# New Cheetah



## Waffen (Feb 8, 2006)

Went out the other day and picked up a NIB Cheetah 85FS. Finally was able to go to the range today to test her out. What a nice gun, weight is just right, recoil minimal. I did a lot of research and when I actually picked one up I new it was for me. Great compact pistol. Flawless feeding with American Eagle. Next time I will remember to take the camera and show the groupings..

W


----------



## Shipwreck (Jan 26, 2006)

Kewl. I have gone back and forth on getting one - I think I would if they came with 3 dot sights. 

Enjoy the gun.


----------



## Mastrogiacomo (Feb 23, 2006)

I've got a nickel Cheetah 85 on lay away.
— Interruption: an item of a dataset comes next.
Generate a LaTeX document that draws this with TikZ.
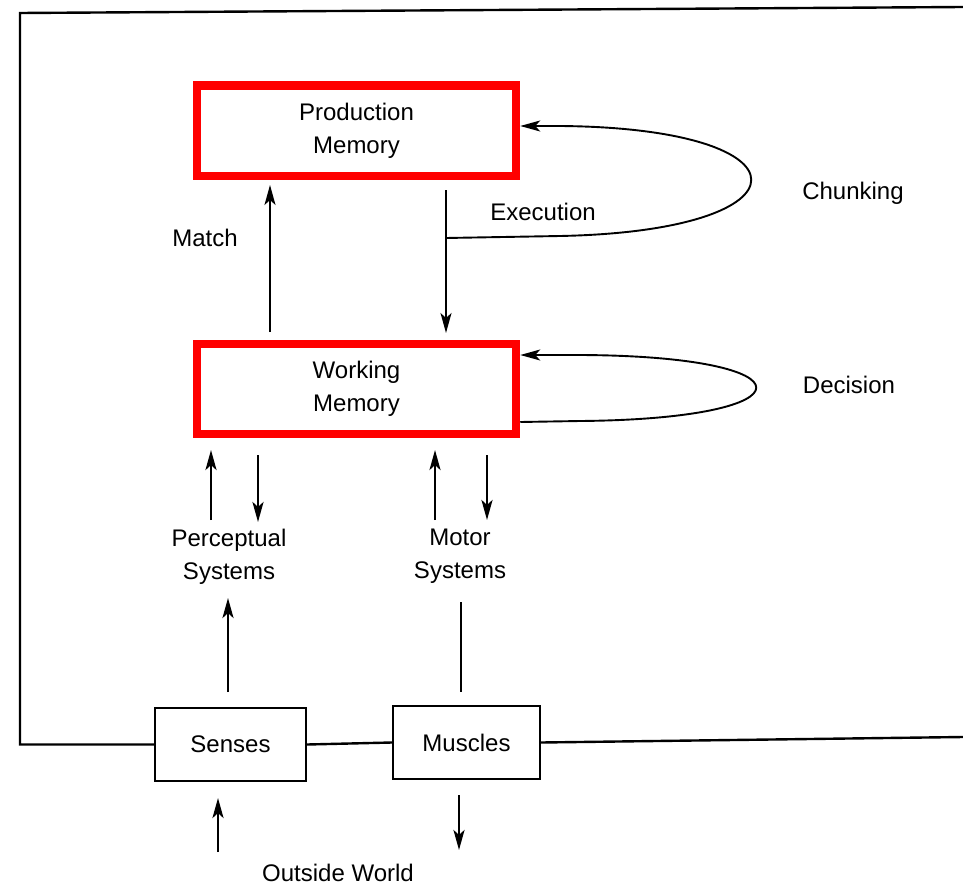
\documentclass[tikz,border=0pt]{standalone}
\usepackage{fontspec}
\setmainfont{Liberation Sans}
\usetikzlibrary{arrows.meta}
\begin{document}
\begin{tikzpicture}[x=1pt,y=-1pt,
  font=\fontsize{24}{33}\selectfont,
  redbox/.style={draw=red, line width=8.5pt, minimum width=319pt, minimum height=90pt, inner sep=0pt, align=center},
  plainbox/.style={draw=black, line width=2.4pt, minimum height=73pt, inner sep=0pt},
  frame/.style={draw=black, line width=2.4pt},
  thinarrow/.style={draw=black, line width=1.9pt, -{Stealth[length=20pt,width=11pt,inset=5pt]}},
  thickarrow/.style={draw=black, line width=2.7pt, -{Stealth[length=20pt,width=11pt,inset=5pt]}},
  thickline/.style={draw=black, line width=2.4pt},
  lbl/.style={align=center, inner sep=0pt}
]
\useasboundingbox[fill=white] (0,0) rectangle (963,888);

% boxes
\node[redbox] (PM) at (356.5,130.75) {Production\\Memory};
\node[redbox] (WM) at (356.5,389) {Working\\Memory};
\node[plainbox, minimum width=151pt] (Senses) at (230.5,744.5) {Senses};
\node[plainbox, minimum width=147pt] (Muscles) at (466.5,742.5) {Muscles};

% labels
\node[lbl] (match) at (205,238) {Match};
\node[lbl] (exec) at (543,212) {Execution};
\node[lbl] (chunk) at (853,193) {Chunking};
\node[lbl] (decis) at (849,385) {Decision};
\node[lbl] (percep) at (229,557) {Perceptual\\Systems};
\node[lbl] (motor) at (460,556) {Motor\\Systems};
\node[lbl] (world) at (338,873) {Outside World};

% outer frame
\coordinate (TL) at (20,13);
\coordinate (TR) at (963,7);
\coordinate (BR) at (963,737);
\draw[frame] (TR) -- (TL) -- (TL |- Senses.west) -- (Senses.west);
\draw[frame] (Senses.east) -- (Muscles.west);
\draw[frame] (Muscles.east) -- (BR);

% match and execution
\coordinate (m1) at (270,332);
\coordinate (m2) at (270,185);
\draw[thinarrow] (m1) -- (m2);
\coordinate (e1) at (446,190);
\coordinate (J) at (446,238);
\coordinate (e2) at (446,333);
\draw[thinarrow] (e1) -- (e2);

% chunking loop
\draw[thinarrow] (J) -- (560,236) .. controls (815,231) and (815,128) .. (560,126) -- (PM.east |- 0,126);

% decision loop
\draw[thinarrow] (WM.east |- 0,422) -- (580,421) .. controls (815,419) and (815,356) .. (580,355) -- (WM.east |- 0,355);

% arrows between working memory and systems
\coordinate (p1a) at (211,520); \coordinate (p1b) at (211,450);
\coordinate (p2a) at (258,455); \coordinate (p2b) at (258,522);
\coordinate (q1a) at (435,520); \coordinate (q1b) at (435,450);
\coordinate (q2a) at (487,455); \coordinate (q2b) at (487,520);
\draw[thickarrow] (p1a) -- (p1b);
\draw[thickarrow] (p2a) -- (p2b);
\draw[thickarrow] (q1a) -- (q1b);
\draw[thickarrow] (q2a) -- (q2b);

% systems to senses / muscles
\coordinate (s1) at (228,692); \coordinate (s2) at (228,598);
\draw[thickarrow] (s1) -- (s2);
\coordinate (t1) at (461,602); \coordinate (t2) at (461,692);
\draw[thickline] (t1) -- (t2);

% outside world
\coordinate (w1) at (218,852); \coordinate (w2) at (218,798);
\draw[thickarrow] (w1) -- (w2);
\coordinate (w3) at (459,795); \coordinate (w4) at (459,850);
\draw[thickarrow] (w3) -- (w4);
\end{tikzpicture}
\end{document}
Sooooo looking forward to using it. :-D I might get another in blue....


----------



## Shipwreck (Jan 26, 2006)

Post us up some pics


----------



## Baldy (Jun 21, 2006)

This tread is worthless without some pictures. 10-4.


----------



## jwkimber45 (May 6, 2006)

Baldy said:


> This tread is worthless without some pictures. 10-4.


+1

NEW RULE!!! No telling us about new guns with out freaking PICTURES!!!!


----------



## Baldy (Jun 21, 2006)

That's right. I am with ya JW.


----------